Kirkus Reviews QR Code
SHOOTING STAR by Tom Wicker

SHOOTING STAR

The Brief Arc of Joe McCarthy

by Tom Wicker

Pub Date: March 20th, 2006
ISBN: 0-15-101082-X
Publisher: Harcourt

The rise and fall of the Wisconsin chicken farmer who, as a junior senator seeking power and prestige, briefly gained both as the nation’s anti-communist Grand Inquisitor in the 1950s.
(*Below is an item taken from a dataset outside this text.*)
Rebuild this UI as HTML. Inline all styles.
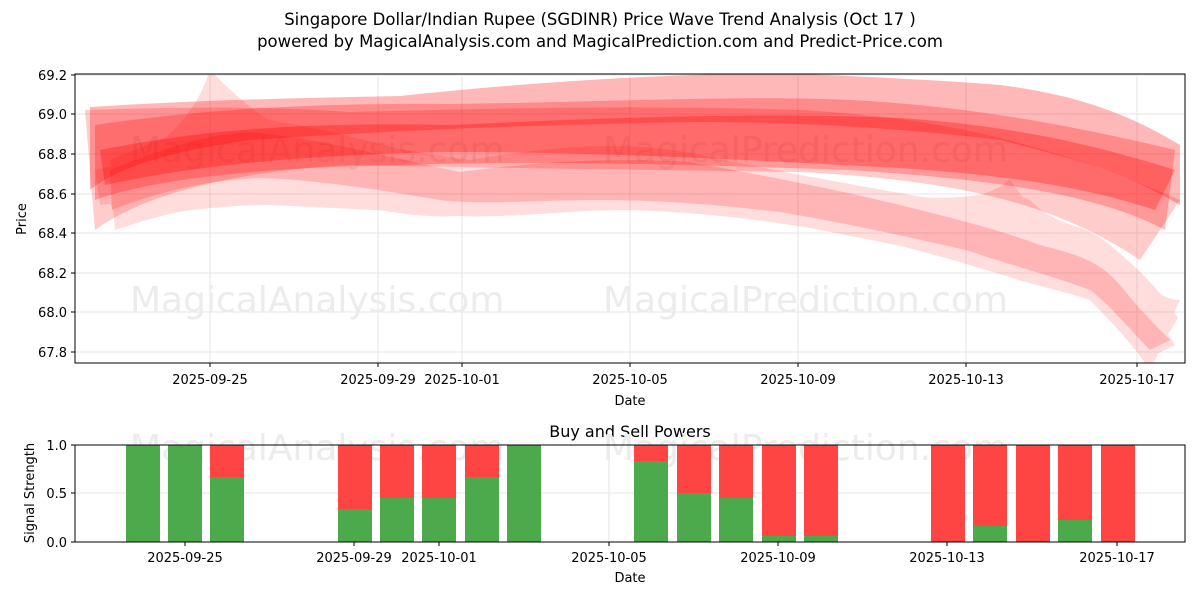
<!DOCTYPE html>
<html><head><meta charset="utf-8"><style>
body{margin:0;background:#fff;}
svg text{font-family:"DejaVu Sans","Liberation Sans",sans-serif;fill:#000;}
</style></head><body>
<svg width="1200" height="600" viewBox="0 0 1200 600" xmlns="http://www.w3.org/2000/svg">
<rect width="1200" height="600" fill="#fff"/>
<text x="600" y="25" font-size="16.5" text-anchor="middle">Singapore Dollar/Indian Rupee (SGDINR) Price Wave Trend Analysis (Oct 17 )</text>
<text x="600" y="47" font-size="16.5" text-anchor="middle">powered by MagicalAnalysis.com and MagicalPrediction.com and Predict-Price.com</text>
<g stroke="#e6e6e6" stroke-width="1">
<line x1="75" x2="1185" y1="75" y2="75"/><line x1="75" x2="1185" y1="114" y2="114"/><line x1="75" x2="1185" y1="154" y2="154"/><line x1="75" x2="1185" y1="194" y2="194"/><line x1="75" x2="1185" y1="233" y2="233"/><line x1="75" x2="1185" y1="273" y2="273"/><line x1="75" x2="1185" y1="312" y2="312"/><line x1="75" x2="1185" y1="352" y2="352"/>
<line x1="210" x2="210" y1="74" y2="363"/><line x1="378" x2="378" y1="74" y2="363"/><line x1="462" x2="462" y1="74" y2="363"/><line x1="630" x2="630" y1="74" y2="363"/><line x1="798" x2="798" y1="74" y2="363"/><line x1="966" x2="966" y1="74" y2="363"/><line x1="1137" x2="1137" y1="74" y2="363"/>
</g>
<g font-size="36">
<text x="130" y="162" style="fill:#ececec">MagicalAnalysis.com</text><text x="603" y="162" style="fill:#ececec">MagicalPrediction.com</text>
<text x="130" y="312" style="fill:#ececec">MagicalAnalysis.com</text><text x="603" y="312" style="fill:#ececec">MagicalPrediction.com</text>
</g>
<clipPath id="c1"><rect x="75" y="74" width="1110" height="289"/></clipPath>
<g clip-path="url(#c1)" fill="#ff0000">
<path opacity="0.28" d="M90 107 C200 100 300 98 400 96 C550 80 700 72 800 74 C900 78 966 82 1000 85 C1080 95 1130 115 1180 145 L1180 205 C1130 175 1080 160 1000 140 C900 128 800 122 700 122 C550 124 400 130 250 140 C180 150 120 165 90 190 Z"/>
<path opacity="0.25" d="M95 125 C200 110 300 103 450 104 C600 102 750 95 850 100 C950 105 1050 120 1175 150 L1165 230 C1100 195 1000 180 850 170 C700 165 550 160 400 165 C250 168 150 180 95 200 Z"/>
<path opacity="0.3" d="M100 150 C200 130 300 122 450 125 C600 118 750 112 900 118 C1000 125 1080 140 1175 170 L1155 210 C1080 185 1000 175 900 168 C750 160 600 152 450 152 C300 155 200 165 105 185 Z"/>
<path opacity="0.2" d="M85 110 C150 108 250 105 350 112 C500 108 650 105 800 110 C950 118 1050 145 1180 200 L1140 260 C1050 200 950 180 800 172 C650 170 500 168 350 165 C250 170 150 190 95 230 Z"/>
<g opacity="0.13">
<path d="M110 175 C150 150 190 130 210 70 C240 100 270 130 330 145 C400 160 440 185 470 175 C550 150 620 150 680 160 C750 175 800 180 860 190 C930 200 966 210 1000 230 C1040 250 1060 245 1100 260 C1130 280 1150 310 1170 330 L1150 370 C1130 340 1100 310 1080 290 C1040 290 1000 275 966 260 C900 240 850 235 800 225 C740 215 700 210 660 205 C600 205 540 210 470 215 C420 220 380 210 330 200 C280 195 240 200 210 205 C160 215 130 225 115 230 Z"/>
<path d="M110 160 C160 140 200 120 250 118 C320 125 400 150 460 165 C550 160 620 150 690 155 C760 170 830 185 900 200 C950 210 990 195 1010 180 C1040 220 1060 260 1100 240 C1130 260 1150 290 1175 310 L1160 350 C1140 320 1110 295 1090 280 C1060 285 1040 270 1010 255 C960 245 920 240 860 230 C780 215 720 200 660 195 C600 198 540 205 470 205 C420 205 360 195 300 190 C240 190 180 205 120 220 Z"/>
<path d="M105 190 C150 175 190 160 230 150 C300 148 380 165 460 180 C540 170 610 165 690 168 C760 180 830 190 900 210 C960 225 1000 240 1040 250 C1070 255 1090 265 1110 270 C1140 290 1160 320 1175 345 L1145 360 C1120 330 1100 300 1070 290 C1040 285 1000 275 960 262 C900 245 840 230 780 222 C720 212 660 210 600 210 C540 212 480 215 440 210 C380 205 320 200 260 198 C200 200 150 210 115 215 Z"/>
<path d="M95 170 C140 160 180 155 230 140 C300 140 380 150 460 162 C540 158 610 150 690 160 C760 172 830 180 900 195 C950 205 980 210 1010 225 C1050 235 1070 235 1100 255 C1140 280 1160 300 1180 300 L1160 345 C1130 325 1110 305 1080 285 C1040 280 1010 270 966 250 C900 235 840 225 780 215 C720 205 660 200 600 200 C540 205 480 212 440 208 C380 200 320 195 260 195 C200 198 150 200 100 205 Z"/>
<path d="M120 180 C170 168 210 145 260 135 C330 135 400 150 470 160 C560 145 630 140 700 155 C770 170 840 182 910 195 C960 205 990 185 1030 200 C1060 230 1080 220 1110 245 C1140 270 1160 290 1178 318 L1150 365 C1130 340 1110 320 1090 300 C1060 290 1030 285 990 270 C930 250 870 240 810 228 C750 218 690 212 630 210 C560 210 500 220 450 215 C390 210 330 208 270 205 C210 205 160 215 120 220 Z"/>
</g>
<g opacity="0.18">
<path d="M110 170 C160 150 200 135 250 132 C320 138 400 160 460 172 C550 160 620 158 690 162 C760 175 830 188 900 205 C960 220 1000 230 1040 245 C1080 255 1100 262 1120 285 C1140 310 1160 330 1170 340 L1150 350 C1130 330 1110 305 1090 290 C1050 275 1010 265 966 250 C900 235 840 222 780 212 C720 205 660 200 600 200 C540 200 480 205 440 200 C380 190 320 180 260 178 C200 180 150 195 112 210 Z"/>
</g>
</g>
<rect x="75" y="74" width="1110" height="289" fill="none" stroke="#000" stroke-width="1"/>
<g font-size="13" text-anchor="end">
<text x="67" y="80">69.2</text><text x="67" y="119">69.0</text><text x="67" y="159">68.8</text><text x="67" y="199">68.6</text><text x="67" y="238">68.4</text><text x="67" y="278">68.2</text><text x="67" y="317">68.0</text><text x="67" y="357">67.8</text>
</g>
<g stroke="#000"><line x1="71" x2="75" y1="75" y2="75"/><line x1="71" x2="75" y1="114" y2="114"/><line x1="71" x2="75" y1="154" y2="154"/><line x1="71" x2="75" y1="194" y2="194"/><line x1="71" x2="75" y1="233" y2="233"/><line x1="71" x2="75" y1="273" y2="273"/><line x1="71" x2="75" y1="312" y2="312"/><line x1="71" x2="75" y1="352" y2="352"/>
<line x1="210" x2="210" y1="363" y2="367"/><line x1="378" x2="378" y1="363" y2="367"/><line x1="462" x2="462" y1="363" y2="367"/><line x1="630" x2="630" y1="363" y2="367"/><line x1="798" x2="798" y1="363" y2="367"/><line x1="966" x2="966" y1="363" y2="367"/><line x1="1137" x2="1137" y1="363" y2="367"/></g>
<g font-size="13" text-anchor="middle">
<text x="210" y="384">2025-09-25</text><text x="378" y="384">2025-09-29</text><text x="462" y="384">2025-10-01</text><text x="630" y="384">2025-10-05</text><text x="798" y="384">2025-10-09</text><text x="966" y="384">2025-10-13</text><text x="1137" y="384">2025-10-17</text>
<text x="630" y="405">Date</text>
</g>
<text transform="translate(26,219) rotate(-90)" font-size="13" text-anchor="middle">Price</text>
<text x="630" y="437" font-size="16" text-anchor="middle">Buy and Sell Powers</text>
<g stroke="#e6e6e6"><line x1="75" x2="1185" y1="493" y2="493"/><line x1="185" x2="185" y1="445" y2="542"/><line x1="354" x2="354" y1="445" y2="542"/><line x1="439" x2="439" y1="445" y2="542"/><line x1="609" x2="609" y1="445" y2="542"/><line x1="778" x2="778" y1="445" y2="542"/><line x1="947" x2="947" y1="445" y2="542"/><line x1="1117" x2="1117" y1="445" y2="542"/></g>
<g font-size="36"><text x="130" y="460" style="fill:#ececec">MagicalAnalysis.com</text><text x="603" y="460" style="fill:#ececec">MagicalPrediction.com</text></g>
<g>
<rect x="126" y="445" width="34" height="97" fill="#4caa4c"/>
<rect x="168" y="445" width="34" height="97" fill="#4caa4c"/>
<rect x="210" y="445" width="34" height="32" fill="#ff4444"/><rect x="210" y="477" width="34" height="65" fill="#4caa4c"/>
<rect x="338" y="445" width="34" height="64" fill="#ff4444"/><rect x="338" y="509" width="34" height="33" fill="#4caa4c"/>
<rect x="380" y="445" width="34" height="53" fill="#ff4444"/><rect x="380" y="498" width="34" height="44" fill="#4caa4c"/>
<rect x="422" y="445" width="34" height="53" fill="#ff4444"/><rect x="422" y="498" width="34" height="44" fill="#4caa4c"/>
<rect x="465" y="445" width="34" height="32" fill="#ff4444"/><rect x="465" y="477" width="34" height="65" fill="#4caa4c"/>
<rect x="507" y="445" width="34" height="97" fill="#4caa4c"/>
<rect x="634" y="445" width="34" height="16" fill="#ff4444"/><rect x="634" y="461" width="34" height="81" fill="#4caa4c"/>
<rect x="677" y="445" width="34" height="48" fill="#ff4444"/><rect x="677" y="493" width="34" height="49" fill="#4caa4c"/>
<rect x="719" y="445" width="34" height="53" fill="#ff4444"/><rect x="719" y="498" width="34" height="44" fill="#4caa4c"/>
<rect x="762" y="445" width="34" height="91" fill="#ff4444"/><rect x="762" y="536" width="34" height="6" fill="#4caa4c"/>
<rect x="804" y="445" width="34" height="91" fill="#ff4444"/><rect x="804" y="536" width="34" height="6" fill="#4caa4c"/>
<rect x="931" y="445" width="34" height="97" fill="#ff4444"/>
<rect x="973" y="445" width="34" height="81" fill="#ff4444"/><rect x="973" y="526" width="34" height="16" fill="#4caa4c"/>
<rect x="1016" y="445" width="34" height="97" fill="#ff4444"/>
<rect x="1058" y="445" width="34" height="75" fill="#ff4444"/><rect x="1058" y="520" width="34" height="22" fill="#4caa4c"/>
<rect x="1101" y="445" width="34" height="97" fill="#ff4444"/>
</g>
<rect x="75" y="445" width="1110" height="97" fill="none" stroke="#000"/>
<g font-size="13" text-anchor="end"><text x="67" y="450">1.0</text><text x="67" y="498">0.5</text><text x="67" y="547">0.0</text></g>
<g stroke="#000"><line x1="71" x2="75" y1="445" y2="445"/><line x1="71" x2="75" y1="493" y2="493"/><line x1="71" x2="75" y1="542" y2="542"/>
<line x1="185" x2="185" y1="542" y2="546"/><line x1="354" x2="354" y1="542" y2="546"/><line x1="439" x2="439" y1="542" y2="546"/><line x1="609" x2="609" y1="542" y2="546"/><line x1="778" x2="778" y1="542" y2="546"/><line x1="947" x2="947" y1="542" y2="546"/><line x1="1117" x2="1117" y1="542" y2="546"/></g>
<g font-size="13" text-anchor="middle">
<text x="185" y="562">2025-09-25</text><text x="354" y="562">2025-09-29</text><text x="439" y="562">2025-10-01</text><text x="609" y="562">2025-10-05</text><text x="778" y="562">2025-10-09</text><text x="947" y="562">2025-10-13</text><text x="1117" y="562">2025-10-17</text>
<text x="630" y="582">Date</text></g>
<text transform="translate(34,493) rotate(-90)" font-size="13" text-anchor="middle">Signal Strength</text>
</svg>
</body></html>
No apologist for whom he considers perhaps America’s most effective demagogue of the latter half of the 20th century, the longtime New York Times national political writer is still able to illuminate—as perhaps McCarthy’s bitterest opponents never could—the human being behind the anti-Red rampage that brought innuendo and smear tactics to new lows in Washington. The author’s examination brings no radical or, for that matter, original conclusions on the ultimate impact of McCarthy’s campaign to rid government and its agencies of those tinged by the most casual association with anything related to Communist ideology. However, Wicker’s experience and analytical dexterity uncover and reassemble a host of factoids that help us understand how the phenomenon took its grip and gathered momentum so rapidly. McCarthy’s innate intelligence (an educational dropout, he went back at age 21 to complete four years of high school in nine months) and energy are seen as key. He senses that enhancing his U.S. Marines war record will win him elections and is willing to bet that the press won’t bother to check it; and, building on that experience, also bets the same press will run with sensational stories before fully checking the facts of accusations that his key targets are besmirched with Communist leanings, present or past. Wicker’s behind-the-scenes insights are pungent: For example, after Edward R. Murrow’s damning national broadcast (depicted in the recent film Good Night, and Good Luck), Senator Lyndon Johnson insists that committee hearings, which he expected would effectively expose and eviscerate “McCarthyism,” be televised to the nation in their entirety. And later, at the McCarthy graveside, a lone mourner from the other camp: Robert F. Kennedy.

A crisp portrait that adds to a broader understanding of the use of fear as an enduring political stratagem.